Sunset Overdrive’s fizzy combat is fun but, despite a mixture of enemies —monstrous, human or robotic— it lacks variety that its imaginative arsenal only partly mitigates.
When the game does throw in a set-piece, it shines. Skating up a dragon’s spine as it winds through the city, bounding boss fights against a giant FizzCo mascot or chasing a train as it careens across the city. These are the moments that Sunset Overdrive’s systems snap together as a satisfying whole. It is a pity that the highlights come too few and far between, interspersed with entertaining but repetitive fluff.

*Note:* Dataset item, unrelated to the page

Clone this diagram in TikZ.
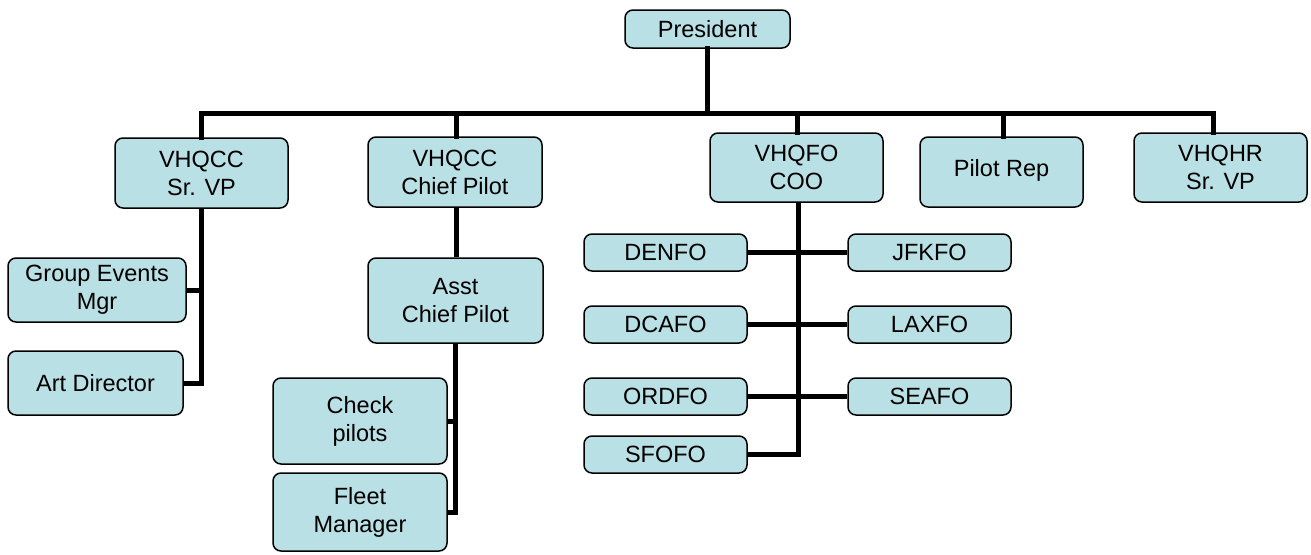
\documentclass[tikz,border=0pt]{standalone}
\usepackage{fontspec}
\setmainfont{Liberation Sans}
\definecolor{boxfill}{RGB}{185,224,228}
\begin{document}
\begin{tikzpicture}[x=1pt,y=-1pt,
  box/.style={draw=black, line width=1.5pt, fill=boxfill, rounded corners=8pt,
    align=center, inner sep=0pt, font=\fontsize{23.5}{28}\selectfont},
  conn/.style={line width=5pt, line cap=rect}]
\useasboundingbox (0,0) rectangle (1311,554);
\coordinate (barL) at (202,113);
\coordinate (barR) at (1213,113);
% nodes
\node[box, minimum width=165pt, minimum height=38pt] (pres) at (707.5,29) {President};
\node[box, minimum width=173pt, minimum height=70pt] (vp) at (201.5,173) {VHQCC\\Sr. VP};
\node[box, minimum width=174pt, minimum height=70pt] (cp) at (455,172) {VHQCC\\Chief Pilot};
\node[box, minimum width=175pt, minimum height=85pt] (asst) at (455.5,300.5) {Asst\\Chief Pilot};
\node[box, minimum width=174pt, minimum height=86pt] (check) at (360,421) {Check\\pilots};
\node[box, minimum width=174pt, minimum height=78pt] (fleet) at (360,512) {Fleet\\Manager};
\node[box, minimum width=178pt, minimum height=64pt] (gem) at (97,290) {Group Events\\Mgr};
\node[box, minimum width=175pt, minimum height=64pt] (art) at (95.5,383) {Art Director};
\node[box, minimum width=173pt, minimum height=69pt] (coo) at (796.5,167.5) {VHQFO\\COO};
\node[box, minimum width=163pt, minimum height=37pt] (denfo) at (665.5,252.5) {DENFO};
\node[box, minimum width=163pt, minimum height=37pt] (jfkfo) at (929.5,252.5) {JFKFO};
\node[box, minimum width=163pt, minimum height=37pt] (dcafo) at (665.5,324.5) {DCAFO};
\node[box, minimum width=163pt, minimum height=37pt] (laxfo) at (929.5,324.5) {LAXFO};
\node[box, minimum width=163pt, minimum height=37pt] (ordfo) at (665.5,396.5) {ORDFO};
\node[box, minimum width=163pt, minimum height=37pt] (seafo) at (929.5,396.5) {SEAFO};
\node[box, minimum width=163pt, minimum height=37pt] (sfofo) at (665.5,454.5) {SFOFO};
\node[box, minimum width=163pt, minimum height=70pt] (prep) at (1001.5,172) {\raisebox{9pt}{Pilot Rep}};
\node[box, minimum width=173pt, minimum height=69pt] (hr) at (1220.5,167.5) {VHQHR\\Sr. VP};
% connectors
\draw[conn] (barL) -- (barR);
\draw[conn] (pres.south) -- (pres.south |- barL);
\draw[conn] (vp.north) -- (vp.north |- barL);
\draw[conn] ([xshift=1pt]cp.north) -- ([xshift=1pt]cp.north |- barL);
\draw[conn] ([xshift=1pt]coo.north) -- ([xshift=1pt]coo.north |- barL);
\draw[conn] ([xshift=1.5pt]prep.north) -- ([xshift=1.5pt]prep.north |- barL);
\draw[conn] (barR) -- (barR |- hr.north);
% VP subtree
\draw[conn, line cap=butt] (vp.south) |- (art.east);
\draw[conn, line cap=butt] (gem.east) -- (gem.east -| vp.south);
% Chief pilot subtree
\draw[conn, line cap=butt] ([xshift=1pt]cp.south) -- ([xshift=1pt]cp.south |- asst.north);
\draw[conn, line cap=butt] (asst.south) |- (fleet.east);
\draw[conn, line cap=butt] (check.east) -- (check.east -| asst.south);
% COO subtree
\draw[conn, line cap=butt] ([xshift=1.5pt]coo.south) |- (sfofo.east);
\draw[conn, line cap=butt] (denfo.east) -- (jfkfo.west);
\draw[conn, line cap=butt] (dcafo.east) -- (laxfo.west);
\draw[conn, line cap=butt] (ordfo.east) -- (seafo.west);
\end{tikzpicture}
\end{document}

What’s galling is that Sunset Overdrive constantly references the fact that it is dishing out trite objectives. The game’s recurring punchline is that everyone involved knows they’re in a video game, with good-natured jibes at tutorials, disembodied voices, magical inventories and general video game flimflammery. There are a few instances that raise a chuckle; respawning via Bill & Ted’s phone booth or battling a Focus Group formed of FizzCo’s robots. But Sunset Overdrive’s humour misses more than it hits. “I feel a fetch quest coming on” grumbles our hero. And sure enough you’re sent off to collect trinkets. This should be a cue for this kind of task to be thrown out, but the game persists, all the while drawing your attention to the lack of imagination on show during the missions. It is misguided at best, irritating at worst.
As is the swearing and occasionally misjudged comedy, aiming for irreverent and hitting inane. I’m hardly squeamish about a few cuss words, but Sunset Overdrive’s gratuitous effing and jeffing smacks of playground bravado (though to the game’s credit, you can turn on a vulgarity filter to bleep it out). For a game that sets itself up as anti-establishment, it tries ever so hard to fit in with the cool kids. Then there are the more egregious attempts at humour, including the joke that hinges on the fact an ex-military man has lost his arms and legs … and nothing else.
Sunset Overdrive’s hyperactive puerility undoubtedly contributes to some of its charm, but it too often misses the mark. Coupled with the repetitive mission structure, it can become too sickly during prolonged periods of play.

 As such this is a game best played in short bursts, an enjoyable hour or two spent bounding through the city battling monsters with that excellent combat before blunt-force references to GameFAQs and Reddit start giving you a headache.
But there is a temptive quality to Sunset Overdrive that keeps you coming back. You get the feeling Insomniac know that their game will have a sporadic pull, so have set it up for short doses over a longer period of time. The boisterous Chaos Squad multiplayer can be seamlessly accessed via phone booths dotted around the city and, in a nice touch, you can continue mucking around in singleplayer until you find a match. Once in a game, the mode tends to favour the wave-based survival of the campaign. These missions make more sense in a group, as you work together to fight off mutants but compete for the highest score by keeping your combo meter ticking over. There are also ‘Sunset TV’ billboards scattered around the city that will offer periodic challenges.

It doesn’t lack for content, then, but those looking for something filling and nutritious may feel short-changed by the game’s adolescence and humdrum tasks. But sometimes you simply need a sugary, cathartic snack. Taken under these circumstances, at least, Sunset Overdrive’s giddy blasting often hits the spot.